The European Union is being urged by the lawyer authors of a new report to introduce new legislation to tackle poverty wages in global fashion supply chains. The Circle NGO, set up by the singer Annie Lennox to challenge injustices faced by women around the world, makes the recommendation in its report, Fashion Focus: A Legal Framework for a Living Wage.

It has been published two years after an earlier report, Fashion Focus: The Fundamental Right to a Living Wage, found that most garment workers were employed in countries where the minimum wage was less than half of the living wage.

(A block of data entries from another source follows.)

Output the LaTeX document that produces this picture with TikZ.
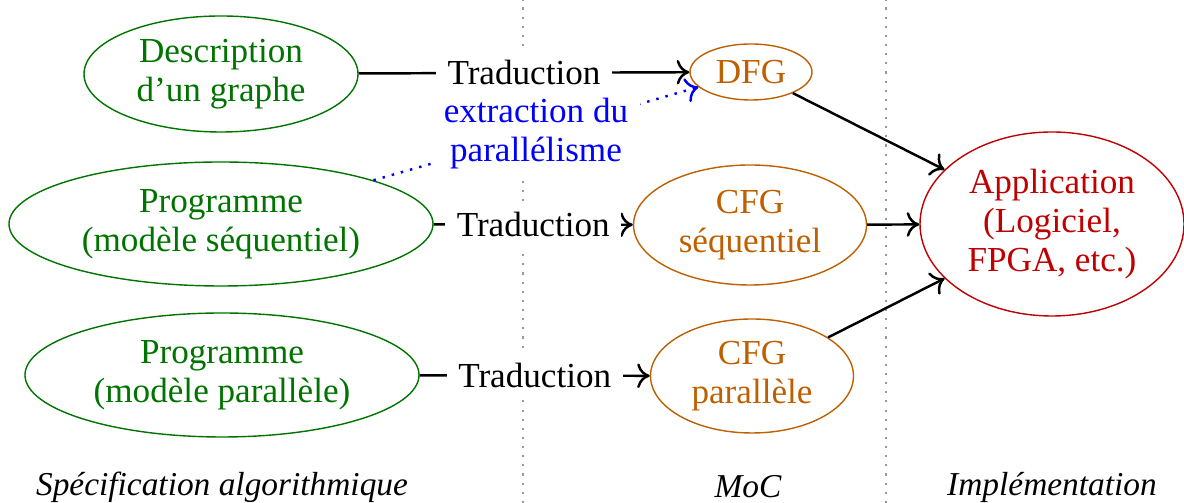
\documentclass[tikz,border=0pt]{standalone}
\usepackage{fontspec}
\setmainfont{Liberation Serif}
\usetikzlibrary{shapes.geometric, arrows.meta}

\tikzset{
    etape/.style={ellipse, draw, thin, inner sep=0pt, align=center},
    algo/.style={etape, draw=green!45!black, text=green!45!black},
    modele/.style={etape, draw=orange!75!black, text=orange!75!black},
    cible/.style={etape, draw=red!75!black, text=red!75!black},
    trad/.style={fill=white, text=black},
    fleche/.style={-{To[length=3.6pt, width=7pt]}, line width=0.7pt},
    separ/.style={gray!80, dotted, semithick},
    titre/.style={font=\fontsize{9.5}{11}\selectfont\itshape},
}

\begin{document}
\begin{tikzpicture}[font=\fontsize{10}{11}\selectfont]
        \useasboundingbox (0,0) rectangle (11.84,5.03);

        % separations
        \coordinate (s1b) at (5.23,0);
        \coordinate (s1h) at (5.23,5.03);
        \coordinate (s2b) at (8.86,0);
        \coordinate (s2h) at (8.86,5.03);
        \draw[separ] (s1b) -- (s1h);
        \draw[separ] (s2b) -- (s2h);

        \node[algo, minimum width=2.74cm, minimum height=1.16cm] (desc) at (2.21,4.29) {Description\\d’un graphe};
        \node[algo, minimum width=4.24cm, minimum height=1.24cm] (progseq) at (2.21,2.79) {Programme\\(modèle séquentiel)};
        \node[algo, minimum width=3.94cm, minimum height=1.24cm] (progpar) at (2.22,1.28) {Programme\\(modèle parallèle)};

        \node[modele, minimum width=1.22cm, minimum height=0.56cm] (dfg) at (7.51,4.31) {DFG};
        \node[modele, minimum width=2.33cm, minimum height=1.20cm] (cfgseq) at (7.50,2.78) {CFG\\séquentiel};
        \node[modele, minimum width=2.03cm, minimum height=1.14cm] (cfgpar) at (7.52,1.27) {CFG\\parallèle};

        \node[cible, minimum width=2.64cm, minimum height=1.84cm] (appli) at (10.52,2.79) {Application\\(Logiciel,\\FPGA, etc.)};

        \draw[fleche] (desc) -- node[trad] {Traduction} (dfg);
        \draw[fleche] (progseq) -- node[trad] {Traduction} (cfgseq);
        \draw[fleche] (progpar) -- node[trad] {Traduction} (cfgpar);
        \draw[fleche, blue, dotted] (progseq) -- node[fill=white, align=center] {extraction du\\parallélisme} (dfg);

        \draw[fleche] (dfg) -- (appli);
        \draw[fleche] (cfgseq) -- (appli);
        \draw[fleche] (cfgpar) -- (appli);

        \node[titre] (tspec) at (2.22,0.16) {Spécification algorithmique};
        \node[titre] (tmoc) at (7.48,0.16) {MoC};
        \node[titre] (timpl) at (10.52,0.16) {Implémentation};
    \end{tikzpicture}
\end{document}
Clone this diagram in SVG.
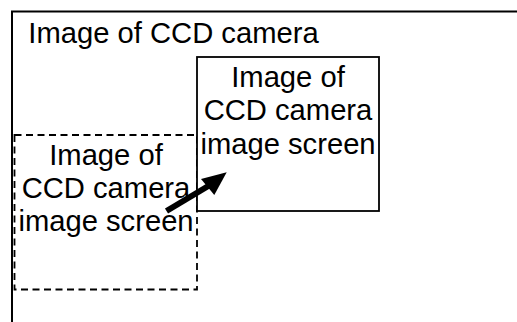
<svg xmlns="http://www.w3.org/2000/svg" width="517" height="322" viewBox="0 0 517 322">
<style>
text{font-family:"Liberation Sans",Arial,sans-serif;font-size:29.2px;fill:#000}
.c{text-anchor:middle}
.frame{fill:none;stroke:#000;stroke-width:2}
.solid{fill:#fff;stroke:#000;stroke-width:1.8}
.dash{fill:none;stroke:#000;stroke-width:1.8;stroke-dasharray:7 4.5}
</style>
<rect width="517" height="322" fill="#fff"/>
<g id="camera">
<path class="frame" d="M12,322 V11.5 H517"/>
<text x="28.3" y="43">Image of CCD camera</text>
</g>
<g id="screen-old">
<rect class="dash" x="14.5" y="135" width="182.5" height="154.5"/>
<text class="c" x="106" y="164.5">Image of</text>
<text class="c" x="106" y="197.5">CCD camera</text>
<text class="c" x="106" y="230.5">image screen</text>
</g>
<g id="screen-new">
<rect class="solid" x="197" y="57" width="182" height="154"/>
<text class="c" x="288" y="87">Image of</text>
<text class="c" x="288" y="120">CCD camera</text>
<text class="c" x="288" y="153.5">image screen</text>
</g>
<g id="connectors">
<line x1="166.5" y1="211" x2="210" y2="185" stroke="#000" stroke-width="6"/>
<polygon points="226.7,172.3 201,179 214.3,195" fill="#000"/>
</g>
</svg>
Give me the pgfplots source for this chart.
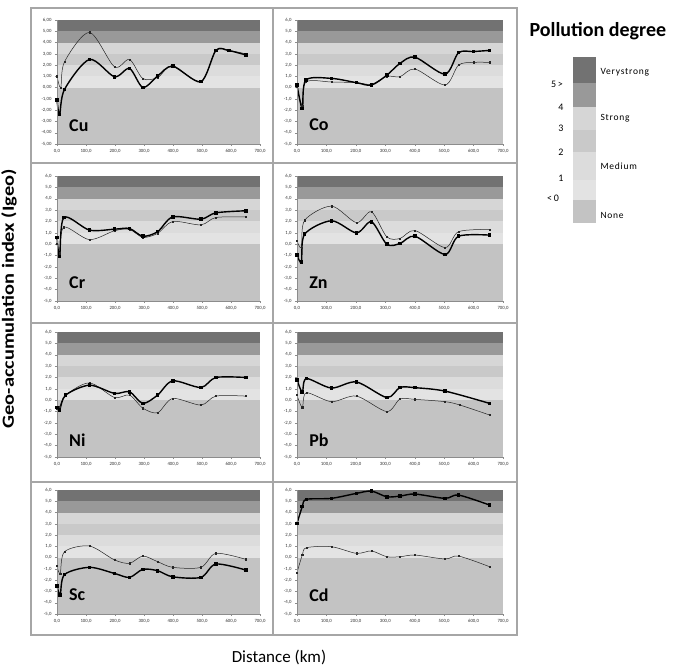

The new report, written by The Lawyers Circle, a group within The Circle, says little progress has been made since and suggests a legislative approach to put pressure on brands to source from suppliers who pay their workers enough to live on. It calls on the European Union to act even though most garment-producing countries lie outside its borders, saying there is precedent for this in the shape of EU action on issues from money laundering to financial services and from food law to aviation and maritime regulations.

In her introduction to the report, Jessica Simor QC, one of the authors, explained that the EU could not simply block imports, based on the level of wages paid to workers producing the goods, as that would breach World Trade Organisation rules. However, she says it could draw up an ‘Annex’ of countries where the minimum wage was less than the living wage and then force companies importing from those countries to state what they had done to ensure the workers were adequately rewarded. This information would be publicly available – putting pressure on brands to source from suppliers who paid their workers the living wage, and on countries to raise their minimum wage to the level of the living wage.

Simor said, “We’re clear that voluntary codes have not worked and that we must now have a legislative solution that creates some kind of level play field for garment retail companies. “Our search for a legislative solution aims therefore not to prevent or restrict imports from countries where the minimum wage is less than the living wage but rather to make it clear when such imports are taking place.

“Our aim is to produce a system whereby the EU does not adopt protective measures that could breach WTO rules but rather adopts rules that have the effect of reversing the global race to the bottom in terms of wages.

“Companies importing retail garments from countries where the minimum wage was not enough to meet basic living costs would have to sign a form stating whether or not they had taken all reasonable steps to ensure workers had been paid a living wage.”

Simor admitted the idea was still at an early stage but added, “Our belief is that the fashion industry, as one of the largest global players, can step forward and lead the way to lift millions of lives out of poverty and change our attitude to global labour.”